Last month, the Financial Conduct Authority (FCA) announced that, after conducting a “preliminary review” of ESG benchmarks, “the overall quality of ESG-related disclosures made by benchmark administrators was poor” and improvements were necessary to ensure that the benchmarks were based on quality, consistent, and reliable data. On March 23, 2023, the FCA sent a letter to benchmark administrators explaining that it expected the administrators to develop, and be prepared to explain upon request, their strategies to address a number of issues raised in the letter, which address deficiencies concerning benchmark statements, benchmark methodologies, low carbon benchmarks regulations, and the robustness and reliability of ESG benchmarks. The key deficiencies identified include:
Not enough detail on the ESG factors considered in benchmark methodologies;
Not ensuring that the underlying methodologies for ESG data and ratings products used in benchmarks are accessible, clearly presented and explained to users;
Not fully implementing ESG disclosure requirements; and
Benchmark administrators failing to implement their ESG benchmarks’ methodologies correctly – for example, using outdated data and ratings or failing to apply ESG exclusion criteria.

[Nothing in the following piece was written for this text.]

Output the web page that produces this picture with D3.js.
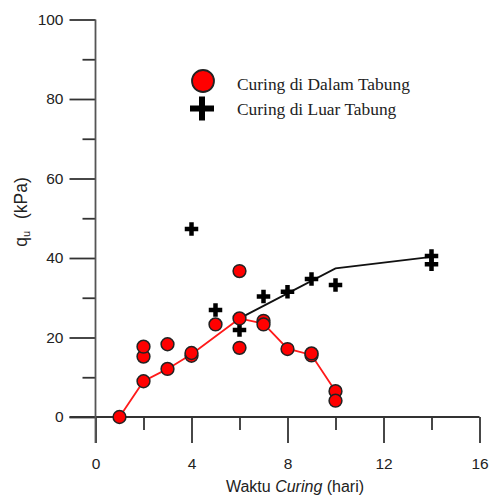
<!DOCTYPE html>
<html><head><meta charset="utf-8">
<script src="https://cdn.jsdelivr.net/npm/d3@7"></script>
<style>body{margin:0;background:#fff}svg{display:block}</style>
</head><body>
<script>
// Data
const dalamX = [1, 2, 2, 2, 3, 3, 4, 4, 5, 6, 6, 6, 7, 7, 8, 9, 9, 10, 10];
const dalamY = [0, 9, 15.2, 17.7, 12.1, 18.3, 15.4, 16.1, 23.3, 36.7, 24.8, 17.4, 24.2, 23.3, 17.1, 15.5, 16.0, 6.5, 4.1];
const luarX = [4, 5, 6, 7, 8, 9, 10, 14, 14];
const luarY = [47.3, 26.9, 21.9, 30.3, 31.5, 34.7, 33.2, 40.5, 38.4];
const dalamLineX = [1, 2, 3, 4, 6, 7, 8, 9, 10];
const dalamLineY = [0, 9, 12.1, 15.8, 24.8, 23.5, 17.2, 15.6, 6.5];
const luarLineX = [6, 10, 14];
const luarLineY = [24.8, 37.4, 40.3];
const xMajorTicks = [0, 4, 8, 12, 16];
const xMinorTicks = [2, 6, 10, 14];
const yMajorTicks = [0, 20, 40, 60, 80, 100];
const yMinorTicks = [10, 30, 50, 70, 90];
const legendLabels = ["Curing di Dalam Tabung", "Curing di Luar Tabung"];

const W = 494, H = 497;
const svg = d3.select("body").append("svg").attr("width", W).attr("height", H);
const x = d3.scaleLinear().domain([0, 16]).range([95.5, 479.5]);
const y = d3.scaleLinear().domain([0, 100]).range([417, 19.5]);
const txt = "#222";
const sans = "'Liberation Sans', Arial, sans-serif";
const serif = "'Liberation Serif', 'Times New Roman', serif";

// Axes
const axisCol = "#333";
const yAxMaj = d3.axisLeft(y).tickValues(yMajorTicks).tickSize(26).tickPadding(6).tickFormat(d3.format("d"));
const gy = svg.append("g").attr("transform", `translate(${x(0)},0)`).call(yAxMaj);
gy.select(".domain").remove();
gy.selectAll(".tick line").attr("stroke", axisCol).attr("stroke-width", 1.8);
gy.selectAll(".tick text").attr("font-family", sans).attr("font-size", 15.5).attr("fill", txt);
const yAxMin = d3.axisLeft(y).tickValues(yMinorTicks).tickSize(13).tickFormat("");
const gym = svg.append("g").attr("transform", `translate(${x(0)},0)`).call(yAxMin);
gym.select(".domain").remove();
gym.selectAll(".tick line").attr("stroke", axisCol).attr("stroke-width", 1.8);

const xAxMaj = d3.axisBottom(x).tickValues(xMajorTicks).tickSize(26).tickPadding(15).tickFormat(d3.format("d"));
const gx = svg.append("g").attr("transform", `translate(0,${y(0)})`).call(xAxMaj);
gx.select(".domain").remove();
gx.selectAll(".tick line").attr("stroke", axisCol).attr("stroke-width", 1.8);
gx.selectAll(".tick text").attr("font-family", sans).attr("font-size", 15.5).attr("fill", txt);
const xAxMin = d3.axisBottom(x).tickValues(xMinorTicks).tickSize(13).tickFormat("");
const gxm = svg.append("g").attr("transform", `translate(0,${y(0)})`).call(xAxMin);
gxm.select(".domain").remove();
gxm.selectAll(".tick line").attr("stroke", axisCol).attr("stroke-width", 1.8);

svg.append("line").attr("x1", x(0) - 26).attr("x2", x(16)).attr("y1", y(0)).attr("y2", y(0))
  .attr("stroke", axisCol).attr("stroke-width", 1.8);
svg.append("line").attr("x1", x(0)).attr("x2", x(0)).attr("y1", y(100)).attr("y2", y(0) + 26)
  .attr("stroke", "#555").attr("stroke-width", 1.8);

// Axis titles
const xt = svg.append("text").attr("x", 295).attr("y", 492).attr("text-anchor", "middle")
  .attr("font-family", sans).attr("font-size", 16).attr("fill", txt);
xt.append("tspan").text("Waktu ");
xt.append("tspan").attr("font-style", "italic").text("Curing");
xt.append("tspan").text(" (hari)");

const yt = svg.append("text").attr("transform", "translate(27,212) rotate(-90)").attr("text-anchor", "middle")
  .attr("font-family", sans).attr("font-size", 17.5).attr("fill", txt);
yt.append("tspan").text("q");
yt.append("tspan").attr("font-size", 11).attr("dy", 3).text("u");
yt.append("tspan").attr("dy", -3).attr("dx", 12).text("(kPa)");

// Lines
const line = d3.line().x(d => x(d[0])).y(d => y(d[1]));
svg.append("path").datum(luarLineX.map((v, i) => [v, luarLineY[i]]))
  .attr("d", line).attr("fill", "none").attr("stroke", "#111").attr("stroke-width", 1.8);
svg.append("path").datum(dalamLineX.map((v, i) => [v, dalamLineY[i]]))
  .attr("d", line).attr("fill", "none").attr("stroke", "#ff1a1a").attr("stroke-width", 1.8);

function plusPath(cx, cy, s, t) {
  const h = s / 2, w = t / 2;
  return `M${cx - w},${cy - h}H${cx + w}V${cy - w}H${cx + h}V${cy + w}H${cx + w}V${cy + h}H${cx - w}V${cy + w}H${cx - h}V${cy - w}H${cx - w}Z`;
}

svg.append("g").selectAll("path").data(luarX.map((v, i) => [v, luarY[i]])).join("path")
  .attr("d", d => plusPath(x(d[0]), y(d[1]), 13.5, 4.5)).attr("fill", "#000");

svg.append("g").selectAll("circle").data(dalamX.map((v, i) => [v, dalamY[i]])).join("circle")
  .attr("cx", d => x(d[0])).attr("cy", d => y(d[1])).attr("r", 6.4)
  .attr("fill", "#ff0000").attr("stroke", "#222").attr("stroke-width", 1.5);

// Legend
svg.append("circle").attr("cx", 203).attr("cy", 81).attr("r", 11)
  .attr("fill", "#ff0000").attr("stroke", "#222").attr("stroke-width", 1.8);
svg.append("path").attr("d", plusPath(202, 108.5, 24, 6)).attr("fill", "#000");
svg.append("text").attr("x", 237).attr("y", 90).attr("font-family", serif).attr("font-size", 17.4)
  .attr("fill", txt).text(legendLabels[0]);
svg.append("text").attr("x", 237).attr("y", 115).attr("font-family", serif).attr("font-size", 17.4)
  .attr("fill", txt).text(legendLabels[1]);
</script>
</body></html>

For any administrators who fail to develop strategies to address these deficiencies, the FCA intends to “deploy [its] formal supervisory tools and, where appropriate, consider enforcement action[.]”
Taking the Temperature: The FCA has made it clear that it is and will remain focused on ensuring accurate and reliable disclosures, particularly with respect to ESG-related data. As the FCA has recognized, benchmark administrators, as users of ESG data, bear responsibility for ensuring that the data and methodologies used to formulate their benchmarks are accurate and reliable. In September 2022, the FCA sent a letter to benchmark administrators detailing its “supervisory priorities” in, among other areas, disclosure and quality of data and data controls. In that letter, the FCA detailed the risks associated with each area and the expectations for administrators in addressing those risks. For example, with respect to disclosure, the FCA highlighted the growth of the ESG sector, and how “the subjective nature of ESG factors, and how ESG data and ratings are incorporated into benchmark methodologies, give rise to an increased risk of poor disclosures in ESG benchmark statements,” which could result in a misalignment between the quality of the benchmark and investor expectations. In a related development, the FCA recently extended the publication date for its sustainability disclosure requirements in order to review and consider the approximately 240 responses it received during the consultation period on its proposals. In its announcement, the FCA reiterated that “[t]o create a UK market that functions competitively and effectively for the benefit of consumers, those consumers must be able to trust sustainable investment products” and that their proposals aim to “build confidence and to help consumers navigate the market and make better informed decisions.” As we have observed, however, including with respect to ESG ratings, the potential for inconsistencies and inaccuracies in the source data, methodologies and weightings of the various aspects of ESG-related benchmarks continues to be an issue.